Dentro da Cia Fiação e Tecidos Santa Rosa o caldo engrossava a olhos vistos. Lideranças já despontavam e as defesas por uma nova acomodação da jornada de trabalho já se tornavam públicas. Também na Santa Rosa Máquinas as conversas ganhavam corpo mas, diferentemente da situação dos operários têxteis, os metalúrgicos contavam com a direção do Sindicato. Este, com sede em Barra do Piraí, promovia reuniões com os trabalhadores e tentava negociar a implantação da nova jornada com o empresário, sem, no entanto, obter sucesso. No meio dos metalúrgicos da Santa Rosa Máquinas a conversa também se avolumava, embora não houvesse um grau de coesão alto. A proposta de GREVE já era tida como certa.
A Direção do Sindicato dos Têxteis, tendo concluído a Campanha Salarial, deu as costas à Categoria no tocante à discussão da jornada de trabalho. Os trabalhadores buscaram, então, por conta própria, seus rumos. Os sábados iriam se tornar infernais para os encarregados e chefetes. Como a proposta defendida pelos operários visava reduzir as horas nos sábados, era chegar o fim de semana e começar a loucura: a “peãozada” pressionava a chefia que, sem ter como evitar, acabava “permitindo” a saída dos trabalhadores, o que, na prática, representava uma redução na jornada, ainda que oficiosamente. Durante alguns sábados o horário passou a ser definido pelos trabalhadores da seguinte forma: os operários do 1º turno (que pegavam às 05:00 da manhã), às 09:00 fechavam o ponto e saiam. Os do 2º turno (entravam às 13:20) faziam a mesma coisa quando batiam as 18:00 horas.
Esta situação desenrolou-se por alguns sábados nos meses de outubro e novembro de 88 e, de certa forma, servia para apontar que algo mais iria acontecer caso nada fosse feito. Os trabalhadores chegaram, inclusive, a pressionar a Direção do Sindicato dos Têxteis para que esta se posicionasse encampando a proposta dos operários. Uma reunião ocorreu, em pleno Jardim de Cima, no dia 15 de novembro (dia das eleições municipais) com a intenção de demover o Presidente do Sindicato dos Têxteis de sua postura omissa. Não adiantou. O sujeito manteve o argumento de que o momento para aquela discussão havia se passado com o término da campanha salarial e nada mais fez.

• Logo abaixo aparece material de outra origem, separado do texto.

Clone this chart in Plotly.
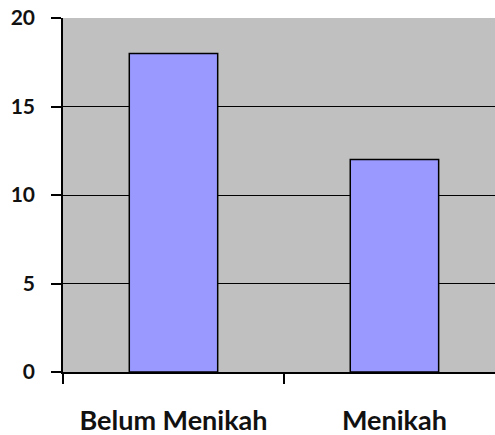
import plotly.graph_objects as go

categories = ["Belum Menikah", "Menikah"]
values = [18, 12]
y_ticks = [0, 5, 10, 15, 20]

fig = go.Figure()
fig.add_trace(go.Bar(
    x=categories, y=values, width=0.4,
    marker=dict(color="#9999FF", line=dict(color="black", width=1.5)),
))

fig.update_layout(
    width=495, height=435,
    margin=dict(l=63, r=0, t=18, b=63, autoexpand=False),
    paper_bgcolor="white", plot_bgcolor="#C0C0C0",
    showlegend=False,
    font=dict(family="Lato", color="#111111"),
)
fig.update_xaxes(
    range=[-0.5, 1.455], showline=True, linecolor="black", linewidth=1.5,
    ticks="outside", tickson="boundaries", ticklen=10, tickcolor="black", tickwidth=1.5,
    tickfont=dict(family="Lato", size=27, weight="bold"),
    ticklabelstandoff=24, showgrid=False, automargin=False,
)
fig.update_yaxes(
    range=[0, 20], tickvals=y_ticks, showline=True, linecolor="black", linewidth=1.5,
    ticks="outside", ticklen=10, tickcolor="black", tickwidth=1.5,
    showgrid=True, gridcolor="black", gridwidth=1.2, zeroline=False,
    tickfont=dict(family="Lato", size=21, weight="bold"),
    ticklabelstandoff=12, automargin=False,
)
fig.write_html(
    "out.html",
    config={"displayModeBar": False},
    post_script="document.body.style.margin='0px';document.body.style.overflow='hidden';",
)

Com relação aos metalúrgicos da Santa Rosa Máquinas, as tentativas de negociação continuavam. A Direção do Sindicato solicitava, a empresava aceitava conversar mas, de concreto nada surgia. Após cada conversa com o empresário, nova Assembléia com os trabalhadores. Estes começavam a entender que a intenção do empresário era “ir empurrando a Categoria com a barriga”, até que, vencida pelo cansaço, parasse de perturbar. Por seu lado, a Direção do Sindicato dos Metalúrgicos amadurecia, juntamente com os operários, a idéia de realizar uma GREVE para garantir a instalação das quarenta e quatro horas semanais previstas na Constituição da maneira que os trabalhadores queriam.